— START —

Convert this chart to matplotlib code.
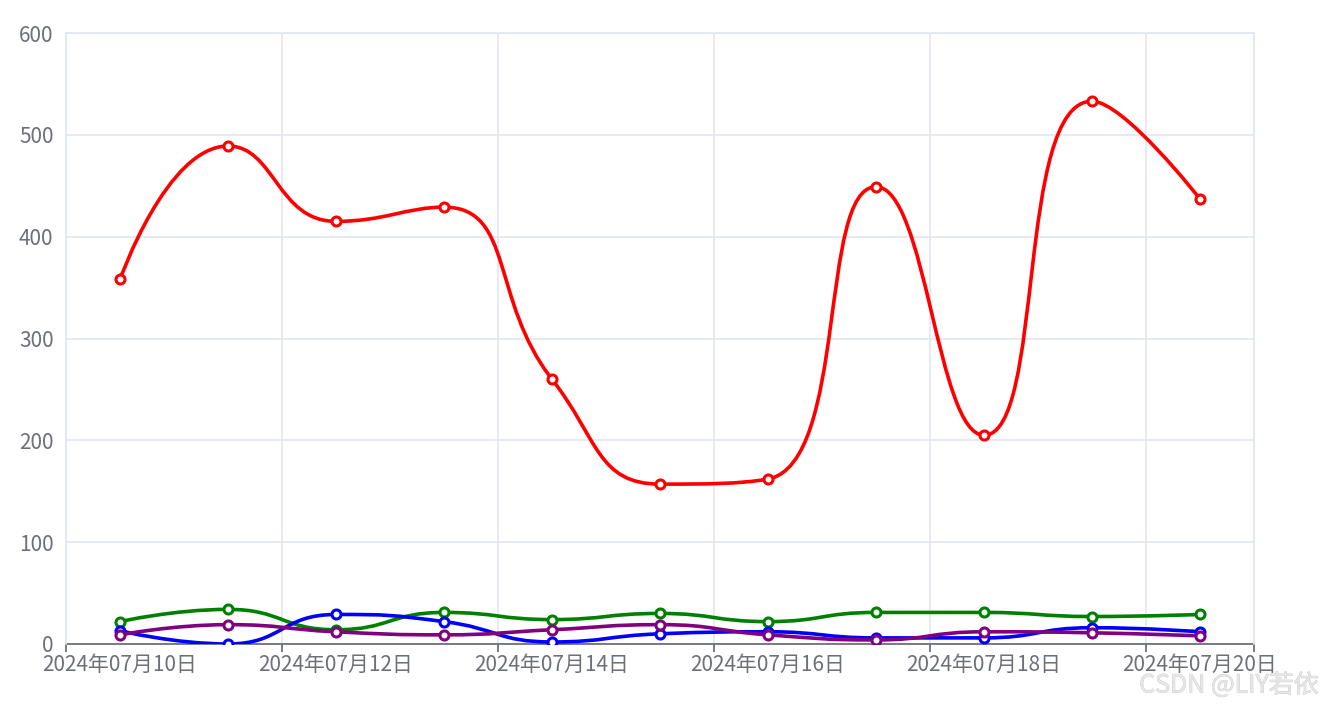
"""
Daily line chart: four smoothed series over 2024-07-10 .. 2024-07-20.
Output: out.png
"""

import numpy as np
import matplotlib
matplotlib.use("Agg")
import matplotlib.pyplot as plt
from matplotlib.path import Path
from matplotlib.patches import PathPatch
import matplotlib.patheffects as pe

plt.rcParams["font.family"] = ["Noto Sans CJK SC", "DejaVu Sans"]

# ---------------------------------------------------------------------
# Data
# ---------------------------------------------------------------------
DAYS = [10, 11, 12, 13, 14, 15, 16, 17, 18, 19, 20]

red_vals = [358, 489, 415, 429, 260, 157, 162, 449, 205, 533, 437]
green_vals = [22, 34, 14, 31, 24, 30, 22, 31, 31, 27, 29]
blue_vals = [13, 0, 29, 22, 2, 10, 12, 6, 6, 16, 12]
purple_vals = [9, 19, 12, 9, 14, 19, 9, 4, 12, 11, 8]

SERIES = [
    ("green", green_vals),
    ("blue", blue_vals),
    ("purple", purple_vals),
    ("red", red_vals),
]

AXIS_COLOR = "#6e7079"
GRID_COLOR = "#e0e6f1"

# pixel scale used for the smoothing lengths (px per data unit)
SX = 108.0
SY = 611.0 / 600.0


def smooth_path(xs, ys, smooth=0.5):
    """Bezier path like echarts smooth line (computed in pixel-ish space)."""
    pts = [(x * SX, y * SY) for x, y in zip(xs, ys)]
    n = len(pts)
    verts = [pts[0]]
    codes = [Path.MOVETO]
    cp0 = pts[0]
    for i in range(1, n):
        px, py = pts[i - 1]
        x, y = pts[i]
        if i == n - 1:
            cp1 = (x, y)
            next_cp0 = (x, y)
        else:
            nx, ny = pts[i + 1]
            vx, vy = nx - px, ny - py
            len_prev = np.hypot(x - px, y - py)
            len_next = np.hypot(nx - x, ny - y)
            ratio = len_next / (len_next + len_prev)
            ncx = x + vx * smooth * ratio
            ncy = y + vy * smooth * ratio
            ncx = min(ncx, max(nx, x))
            ncy = min(ncy, max(ny, y))
            ncx = max(ncx, min(nx, x))
            ncy = max(ncy, min(ny, y))
            vx, vy = ncx - x, ncy - y
            c1x = x - vx * len_prev / len_next
            c1y = y - vy * len_prev / len_next
            c1x = min(c1x, max(px, x))
            c1y = min(c1y, max(py, y))
            c1x = max(c1x, min(px, x))
            c1y = max(c1y, min(py, y))
            vx, vy = x - c1x, y - c1y
            next_cp0 = (x + vx * len_next / len_prev, y + vy * len_next / len_prev)
            cp1 = (c1x, c1y)
        verts += [cp0, cp1, (x, y)]
        codes += [Path.CURVE4] * 3
        cp0 = next_cp0
    verts = [(vx / SX, vy / SY) for vx, vy in verts]
    return Path(verts, codes)


def main() -> None:
    fig = plt.figure(figsize=(13.24, 7.07), dpi=100)
    ax = fig.add_axes([66 / 1324, 63 / 707, 1188 / 1324, 611 / 707])

    xs = [i + 0.5 for i in range(len(DAYS))]

    for color, vals in SERIES:
        patch = PathPatch(smooth_path(xs, vals), facecolor="none",
                          edgecolor=color, lw=2.6, zorder=3,
                          capstyle="round", joinstyle="round")
        ax.add_patch(patch)
        ax.plot(xs, vals, linestyle="none", marker="o", markersize=6.5,
                markerfacecolor="white", markeredgecolor=color,
                markeredgewidth=2.2, zorder=4)

    ax.set_xlim(0, len(DAYS))
    ax.set_ylim(0, 600)

    # category axis: ticks/grid on every other band boundary, labels on points
    ax.set_xticks(list(range(0, len(DAYS), 2)) + [len(DAYS)])
    ax.set_xticklabels([])
    ax.set_xticks(xs[::2], minor=True)
    ax.set_xticklabels([f"2024年07月{d:02d}日" for d in DAYS[::2]], minor=True)
    ax.set_yticks(range(0, 601, 100))

    ax.grid(True, which="major", color=GRID_COLOR, lw=1.2, zorder=0)
    ax.set_axisbelow(True)
    for side in ["left", "right", "top"]:
        ax.spines[side].set_color(GRID_COLOR)
        ax.spines[side].set_linewidth(1.2)
    ax.spines["bottom"].set_color(AXIS_COLOR)
    ax.spines["bottom"].set_linewidth(1.3)
    ax.spines["bottom"].set_zorder(2)

    ax.tick_params(axis="x", which="major", colors=AXIS_COLOR, length=6,
                   width=1.3)
    ax.tick_params(axis="x", which="minor", colors=AXIS_COLOR, labelsize=15,
                   length=0, pad=7)
    ax.tick_params(axis="y", colors=AXIS_COLOR, labelsize=15, length=0, pad=9)
    for lab in (ax.get_xticklabels(minor=True) + ax.get_yticklabels()):
        lab.set_color(AXIS_COLOR)

    fig.text(0.996, 0.012, "CSDN @LIY若依", ha="right", va="bottom",
             fontsize=18, color="#e6e6e6",
             path_effects=[pe.withStroke(linewidth=0.5, foreground="#c8c8c8")])

    fig.savefig("out.png", dpi=100)
    plt.close(fig)


if __name__ == "__main__":
    main()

— END —

EXERCISE AIM
Quote the material word for word, dropping any images it holds.

ANSWER TO THIS EXERCISE
Convert this chart to matplotlib code.
"""
Daily line chart: four smoothed series over 2024-07-10 .. 2024-07-20.
Output: out.png
"""

import numpy as np
import matplotlib
matplotlib.use("Agg")
import matplotlib.pyplot as plt
from matplotlib.path import Path
from matplotlib.patches import PathPatch
import matplotlib.patheffects as pe

plt.rcParams["font.family"] = ["Noto Sans CJK SC", "DejaVu Sans"]

# ---------------------------------------------------------------------
# Data
# ---------------------------------------------------------------------
DAYS = [10, 11, 12, 13, 14, 15, 16, 17, 18, 19, 20]

red_vals = [358, 489, 415, 429, 260, 157, 162, 449, 205, 533, 437]
green_vals = [22, 34, 14, 31, 24, 30, 22, 31, 31, 27, 29]
blue_vals = [13, 0, 29, 22, 2, 10, 12, 6, 6, 16, 12]
purple_vals = [9, 19, 12, 9, 14, 19, 9, 4, 12, 11, 8]

SERIES = [
    ("green", green_vals),
    ("blue", blue_vals),
    ("purple", purple_vals),
    ("red", red_vals),
]

AXIS_COLOR = "#6e7079"
GRID_COLOR = "#e0e6f1"

# pixel scale used for the smoothing lengths (px per data unit)
SX = 108.0
SY = 611.0 / 600.0


def smooth_path(xs, ys, smooth=0.5):
    """Bezier path like echarts smooth line (computed in pixel-ish space)."""
    pts = [(x * SX, y * SY) for x, y in zip(xs, ys)]
    n = len(pts)
    verts = [pts[0]]
    codes = [Path.MOVETO]
    cp0 = pts[0]
    for i in range(1, n):
        px, py = pts[i - 1]
        x, y = pts[i]
        if i == n - 1:
            cp1 = (x, y)
            next_cp0 = (x, y)
        else:
            nx, ny = pts[i + 1]
            vx, vy = nx - px, ny - py
            len_prev = np.hypot(x - px, y - py)
            len_next = np.hypot(nx - x, ny - y)
            ratio = len_next / (len_next + len_prev)
            ncx = x + vx * smooth * ratio
            ncy = y + vy * smooth * ratio
            ncx = min(ncx, max(nx, x))
            ncy = min(ncy, max(ny, y))
            ncx = max(ncx, min(nx, x))
            ncy = max(ncy, min(ny, y))
            vx, vy = ncx - x, ncy - y
            c1x = x - vx * len_prev / len_next
            c1y = y - vy * len_prev / len_next
            c1x = min(c1x, max(px, x))
            c1y = min(c1y, max(py, y))
            c1x = max(c1x, min(px, x))
            c1y = max(c1y, min(py, y))
            vx, vy = x - c1x, y - c1y
            next_cp0 = (x + vx * len_next / len_prev, y + vy * len_next / len_prev)
            cp1 = (c1x, c1y)
        verts += [cp0, cp1, (x, y)]
        codes += [Path.CURVE4] * 3
        cp0 = next_cp0
    verts = [(vx / SX, vy / SY) for vx, vy in verts]
    return Path(verts, codes)


def main() -> None:
    fig = plt.figure(figsize=(13.24, 7.07), dpi=100)
    ax = fig.add_axes([66 / 1324, 63 / 707, 1188 / 1324, 611 / 707])

    xs = [i + 0.5 for i in range(len(DAYS))]

    for color, vals in SERIES:
        patch = PathPatch(smooth_path(xs, vals), facecolor="none",
                          edgecolor=color, lw=2.6, zorder=3,
                          capstyle="round", joinstyle="round")
        ax.add_patch(patch)
        ax.plot(xs, vals, linestyle="none", marker="o", markersize=6.5,
                markerfacecolor="white", markeredgecolor=color,
                markeredgewidth=2.2, zorder=4)

    ax.set_xlim(0, len(DAYS))
    ax.set_ylim(0, 600)

    # category axis: ticks/grid on every other band boundary, labels on points
    ax.set_xticks(list(range(0, len(DAYS), 2)) + [len(DAYS)])
    ax.set_xticklabels([])
    ax.set_xticks(xs[::2], minor=True)
    ax.set_xticklabels([f"2024年07月{d:02d}日" for d in DAYS[::2]], minor=True)
    ax.set_yticks(range(0, 601, 100))

    ax.grid(True, which="major", color=GRID_COLOR, lw=1.2, zorder=0)
    ax.set_axisbelow(True)
    for side in ["left", "right", "top"]:
        ax.spines[side].set_color(GRID_COLOR)
        ax.spines[side].set_linewidth(1.2)
    ax.spines["bottom"].set_color(AXIS_COLOR)
    ax.spines["bottom"].set_linewidth(1.3)
    ax.spines["bottom"].set_zorder(2)

    ax.tick_params(axis="x", which="major", colors=AXIS_COLOR, length=6,
                   width=1.3)
    ax.tick_params(axis="x", which="minor", colors=AXIS_COLOR, labelsize=15,
                   length=0, pad=7)
    ax.tick_params(axis="y", colors=AXIS_COLOR, labelsize=15, length=0, pad=9)
    for lab in (ax.get_xticklabels(minor=True) + ax.get_yticklabels()):
        lab.set_color(AXIS_COLOR)

    fig.text(0.996, 0.012, "CSDN @LIY若依", ha="right", va="bottom",
             fontsize=18, color="#e6e6e6",
             path_effects=[pe.withStroke(linewidth=0.5, foreground="#c8c8c8")])

    fig.savefig("out.png", dpi=100)
    plt.close(fig)


if __name__ == "__main__":
    main()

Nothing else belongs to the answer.